Producer consumer pattern doesn't scale well.
The more producers or consumers you have the worse the performance you get. The reason is that the common queue becomes a bottleneck for the whole system. I hope you see how.
A better approach is to have no common queue; have each consumer have its own queue. When a request comes in have it goes to a load balancer. The load balancer will place the request in the consumer queue that is smallest. The balancer becomes the bottleneck, but it doesn't do a lot of Operations -just picks the right queue to send the incoming request - so it should be darn fast.
Here is an edit to answer your questions:
Problem (more in depth): the more cores you have the slower it gets. Why? Shared memory.
@Peyman use ConcurrentLinkedQueue (which is a non blocking wait free queue where one enqueue and one dequeue can proceed concurrently). Even try it in your initial design and benchmark both designs. I expect your revised design to perform better because you can have only 1 enqueue and 1 dequeue at the same time, as opposed one enqueue and n dequeue as in your initial design (but this is just my speculation).
A great paper on scalable consumer producer by using balancers
Read this page (or can look only at "migrate from the common worker queue approach to the queue-per-thread approach")
Here's a list from http://www.javaperformancetuning.com/news/newtips128.shtml. I think the last 3 points are more applicable to you:
- Most server applications use a common worker queue and thread pool; a shared worker queue holds short tasks that arrive from remote sources; a pool of threads retrieves tasks from the queue and processes the tasks; threads are blocked on the queue if there is no task to process.

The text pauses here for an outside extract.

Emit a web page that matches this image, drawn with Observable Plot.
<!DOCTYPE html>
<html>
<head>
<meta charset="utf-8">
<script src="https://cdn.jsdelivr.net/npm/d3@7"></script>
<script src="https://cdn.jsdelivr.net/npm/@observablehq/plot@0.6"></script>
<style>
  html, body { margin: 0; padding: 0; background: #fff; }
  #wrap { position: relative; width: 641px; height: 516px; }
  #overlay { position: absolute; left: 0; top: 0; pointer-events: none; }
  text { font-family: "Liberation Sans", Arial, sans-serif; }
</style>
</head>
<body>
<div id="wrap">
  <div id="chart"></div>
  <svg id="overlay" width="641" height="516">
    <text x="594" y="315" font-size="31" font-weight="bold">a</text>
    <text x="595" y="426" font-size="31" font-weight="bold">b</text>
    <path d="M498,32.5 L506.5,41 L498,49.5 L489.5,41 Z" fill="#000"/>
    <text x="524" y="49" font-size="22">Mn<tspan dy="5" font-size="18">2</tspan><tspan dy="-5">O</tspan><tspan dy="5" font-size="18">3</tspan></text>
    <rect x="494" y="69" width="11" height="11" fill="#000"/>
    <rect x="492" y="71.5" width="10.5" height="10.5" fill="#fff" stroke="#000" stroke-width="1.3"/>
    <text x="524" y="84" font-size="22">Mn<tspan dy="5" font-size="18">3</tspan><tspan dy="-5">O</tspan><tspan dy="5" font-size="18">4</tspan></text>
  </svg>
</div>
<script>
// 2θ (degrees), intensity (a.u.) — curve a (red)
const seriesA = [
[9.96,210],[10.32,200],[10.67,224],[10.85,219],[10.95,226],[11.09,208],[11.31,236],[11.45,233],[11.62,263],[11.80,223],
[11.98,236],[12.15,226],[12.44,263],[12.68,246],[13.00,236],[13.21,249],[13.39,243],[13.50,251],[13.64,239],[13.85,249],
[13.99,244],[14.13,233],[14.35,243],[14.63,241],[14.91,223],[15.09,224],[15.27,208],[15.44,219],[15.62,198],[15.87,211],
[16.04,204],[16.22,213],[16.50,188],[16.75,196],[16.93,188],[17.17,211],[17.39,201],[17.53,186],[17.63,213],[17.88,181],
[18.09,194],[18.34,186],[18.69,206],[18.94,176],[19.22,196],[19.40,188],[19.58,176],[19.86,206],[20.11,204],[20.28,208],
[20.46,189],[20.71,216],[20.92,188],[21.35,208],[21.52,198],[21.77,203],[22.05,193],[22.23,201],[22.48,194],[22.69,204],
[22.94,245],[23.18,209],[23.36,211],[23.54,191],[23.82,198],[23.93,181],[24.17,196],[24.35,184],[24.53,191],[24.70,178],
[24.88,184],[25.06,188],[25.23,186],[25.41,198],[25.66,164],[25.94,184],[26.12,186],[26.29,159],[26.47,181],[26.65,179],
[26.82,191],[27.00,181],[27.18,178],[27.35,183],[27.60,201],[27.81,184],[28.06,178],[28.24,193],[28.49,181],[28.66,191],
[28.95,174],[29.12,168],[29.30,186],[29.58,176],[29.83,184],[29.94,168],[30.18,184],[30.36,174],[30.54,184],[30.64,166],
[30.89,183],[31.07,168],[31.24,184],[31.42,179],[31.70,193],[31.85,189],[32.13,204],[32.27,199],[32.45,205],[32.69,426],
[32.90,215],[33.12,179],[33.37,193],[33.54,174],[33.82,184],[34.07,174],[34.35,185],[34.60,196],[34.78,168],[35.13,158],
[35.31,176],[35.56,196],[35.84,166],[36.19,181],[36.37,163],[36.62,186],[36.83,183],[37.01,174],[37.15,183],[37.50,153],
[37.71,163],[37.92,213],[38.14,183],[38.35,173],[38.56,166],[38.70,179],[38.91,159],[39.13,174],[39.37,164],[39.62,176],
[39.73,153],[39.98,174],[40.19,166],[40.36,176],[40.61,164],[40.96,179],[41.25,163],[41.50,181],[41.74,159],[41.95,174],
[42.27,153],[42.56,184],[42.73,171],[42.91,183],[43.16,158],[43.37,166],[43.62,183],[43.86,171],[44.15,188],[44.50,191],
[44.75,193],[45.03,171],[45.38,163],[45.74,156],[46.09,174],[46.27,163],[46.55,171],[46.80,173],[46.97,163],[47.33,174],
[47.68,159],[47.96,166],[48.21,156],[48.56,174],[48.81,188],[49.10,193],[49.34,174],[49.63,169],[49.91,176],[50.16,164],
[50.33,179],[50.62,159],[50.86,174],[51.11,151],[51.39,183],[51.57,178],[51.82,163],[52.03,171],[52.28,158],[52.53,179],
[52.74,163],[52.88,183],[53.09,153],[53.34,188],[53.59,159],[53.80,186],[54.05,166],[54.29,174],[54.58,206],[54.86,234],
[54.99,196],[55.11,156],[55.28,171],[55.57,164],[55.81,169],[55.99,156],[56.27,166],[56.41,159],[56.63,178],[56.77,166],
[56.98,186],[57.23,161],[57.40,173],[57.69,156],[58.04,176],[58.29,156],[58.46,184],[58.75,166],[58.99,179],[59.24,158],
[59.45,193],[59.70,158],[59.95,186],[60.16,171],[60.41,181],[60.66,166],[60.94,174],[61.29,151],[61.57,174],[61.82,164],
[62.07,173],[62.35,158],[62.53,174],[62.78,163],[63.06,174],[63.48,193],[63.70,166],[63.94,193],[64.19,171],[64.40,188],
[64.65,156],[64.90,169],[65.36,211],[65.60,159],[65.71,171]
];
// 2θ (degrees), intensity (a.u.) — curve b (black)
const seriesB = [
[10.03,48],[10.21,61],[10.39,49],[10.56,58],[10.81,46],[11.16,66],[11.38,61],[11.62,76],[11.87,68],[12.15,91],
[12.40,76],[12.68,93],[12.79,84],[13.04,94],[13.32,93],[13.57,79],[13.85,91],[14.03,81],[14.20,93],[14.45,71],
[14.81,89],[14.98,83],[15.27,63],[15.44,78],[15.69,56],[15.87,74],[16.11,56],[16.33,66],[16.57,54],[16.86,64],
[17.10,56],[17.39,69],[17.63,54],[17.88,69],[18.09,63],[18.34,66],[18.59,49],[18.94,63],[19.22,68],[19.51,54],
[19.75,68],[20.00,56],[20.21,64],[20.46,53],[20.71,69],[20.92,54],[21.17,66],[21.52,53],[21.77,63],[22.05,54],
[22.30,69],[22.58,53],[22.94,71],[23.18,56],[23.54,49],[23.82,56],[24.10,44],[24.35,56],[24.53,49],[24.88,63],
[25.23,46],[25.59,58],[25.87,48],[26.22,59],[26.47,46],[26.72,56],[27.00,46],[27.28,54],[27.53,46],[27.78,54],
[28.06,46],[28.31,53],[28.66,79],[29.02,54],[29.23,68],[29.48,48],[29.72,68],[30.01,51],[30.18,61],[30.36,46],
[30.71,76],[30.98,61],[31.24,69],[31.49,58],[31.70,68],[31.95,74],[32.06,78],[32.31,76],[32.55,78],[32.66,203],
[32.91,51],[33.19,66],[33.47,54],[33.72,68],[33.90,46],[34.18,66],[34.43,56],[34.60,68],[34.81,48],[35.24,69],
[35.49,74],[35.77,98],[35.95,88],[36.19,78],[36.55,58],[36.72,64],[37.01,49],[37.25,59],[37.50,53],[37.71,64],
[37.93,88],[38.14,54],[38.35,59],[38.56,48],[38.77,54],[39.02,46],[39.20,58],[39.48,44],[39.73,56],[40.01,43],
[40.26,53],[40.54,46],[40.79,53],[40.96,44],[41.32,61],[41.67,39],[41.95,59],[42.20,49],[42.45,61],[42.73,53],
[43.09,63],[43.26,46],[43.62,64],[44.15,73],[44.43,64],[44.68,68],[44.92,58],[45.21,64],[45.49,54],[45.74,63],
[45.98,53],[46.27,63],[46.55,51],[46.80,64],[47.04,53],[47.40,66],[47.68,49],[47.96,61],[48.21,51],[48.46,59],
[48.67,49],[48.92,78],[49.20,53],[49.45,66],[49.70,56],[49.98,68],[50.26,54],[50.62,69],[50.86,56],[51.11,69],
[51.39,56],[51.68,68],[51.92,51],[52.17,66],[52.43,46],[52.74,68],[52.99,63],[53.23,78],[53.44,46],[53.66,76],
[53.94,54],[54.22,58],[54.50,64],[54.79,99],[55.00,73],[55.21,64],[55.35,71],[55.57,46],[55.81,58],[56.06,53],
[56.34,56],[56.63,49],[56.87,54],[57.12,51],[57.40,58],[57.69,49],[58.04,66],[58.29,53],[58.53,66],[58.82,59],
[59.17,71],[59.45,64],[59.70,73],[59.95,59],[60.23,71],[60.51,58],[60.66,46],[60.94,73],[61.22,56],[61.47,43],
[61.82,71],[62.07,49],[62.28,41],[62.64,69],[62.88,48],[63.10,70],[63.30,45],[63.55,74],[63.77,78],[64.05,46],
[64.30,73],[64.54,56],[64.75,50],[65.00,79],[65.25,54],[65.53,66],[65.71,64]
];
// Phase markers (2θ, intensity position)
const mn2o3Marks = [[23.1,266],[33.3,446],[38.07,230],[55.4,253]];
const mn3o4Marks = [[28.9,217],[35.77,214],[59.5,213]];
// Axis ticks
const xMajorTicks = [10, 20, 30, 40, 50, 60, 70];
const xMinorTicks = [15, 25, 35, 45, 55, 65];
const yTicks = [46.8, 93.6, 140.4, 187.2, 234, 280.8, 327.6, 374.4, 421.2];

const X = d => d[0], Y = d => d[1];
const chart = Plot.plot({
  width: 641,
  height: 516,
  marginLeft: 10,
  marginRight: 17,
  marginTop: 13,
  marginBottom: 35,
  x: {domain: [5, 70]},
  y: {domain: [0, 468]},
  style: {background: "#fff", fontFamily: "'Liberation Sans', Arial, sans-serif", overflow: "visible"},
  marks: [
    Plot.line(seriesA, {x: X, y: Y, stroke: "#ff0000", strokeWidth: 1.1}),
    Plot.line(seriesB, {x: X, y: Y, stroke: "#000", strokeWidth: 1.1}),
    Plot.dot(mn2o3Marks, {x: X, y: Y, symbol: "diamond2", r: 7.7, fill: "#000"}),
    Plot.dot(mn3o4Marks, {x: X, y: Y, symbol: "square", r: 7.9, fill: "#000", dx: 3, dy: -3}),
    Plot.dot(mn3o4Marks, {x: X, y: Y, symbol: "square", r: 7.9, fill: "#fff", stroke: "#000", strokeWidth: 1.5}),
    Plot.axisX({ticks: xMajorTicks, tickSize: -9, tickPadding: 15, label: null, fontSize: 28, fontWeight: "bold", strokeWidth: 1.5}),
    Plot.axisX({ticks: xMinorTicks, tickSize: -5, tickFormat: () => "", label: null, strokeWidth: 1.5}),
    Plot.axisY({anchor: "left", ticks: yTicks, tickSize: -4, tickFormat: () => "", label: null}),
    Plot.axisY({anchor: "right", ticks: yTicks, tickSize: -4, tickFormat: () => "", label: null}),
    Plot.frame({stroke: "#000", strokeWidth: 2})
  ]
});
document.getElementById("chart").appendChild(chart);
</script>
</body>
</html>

- A feeder queue shared amongst threads is an access bottleneck (from contention) when the number of tasks is high and the task time is very short. The bottleneck gets worse the more cores that are used.
- Solutions available for overcoming contention in accessing a shared queue include: Using lock-free data structures; Using concurrent data structures with multiple locks; Maintaining multiple queues to isolate the contention.
- A queue-per-thread approach eliminates queue access contention, but is not optimal when a queue is emptied while there is unprocessed queued data in other queues. To improve this, idle threads should have the ability to steal work from other queues. To keep contention to a minimum, the 'steal' should be done from the tail of the other queue (where normal dequeuing from the thread's own queue is done from the head of the queue).